Governor Schwarzenegger Proposes Selling a Portion of State-Run Workers Comp Insurer

A substantial number of budget revisions went before the California Legislature on Wednesday to try and address California's fiscal woes. One of the proposals includes Governor Schwarzenegger's proposed sale of the state-run Workers' Compensation insurance company to bring in $1 billion.

Source: Source: LA Times | Published on June 25, 2009

The committee approved the move of selling a portion of the State Compensation Insurance Fund (SCIF), but a legislative analyst has said such a complicated sale would be "very unlikely" to provide financial relief within a year.

In his 2009-10 May Revision General Fund Proposals, Schwarzenegger proposed seeking "a private entity to purchase a portion of SCIF's book of business, with the SCIF remaining as the insurer of last resort."

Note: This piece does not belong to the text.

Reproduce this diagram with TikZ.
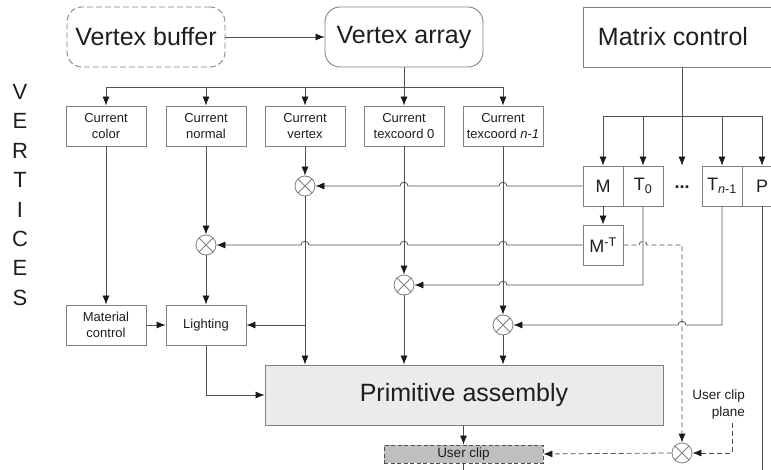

Schwarzenegger's plan also includes $1 billion in Medi-Cal cuts that would require a federal waiver. But without the waiver in hand, "you shouldn't be counting the savings," complained Assemblyman Jim Nielsen (R-Gerber), a member of the joint committee.

These proposed plans are part of a Democrat-driven plan, which on paper reduces the state deficit by $23.2 billion and contains $7.2 billion in bookkeeping maneuvers. Moves to account for billions more are one-time fixes, are sure to be challenged in court or are grounded in rosy assumptions that the Legislature's own fiscal advisors say are unlikely to materialize.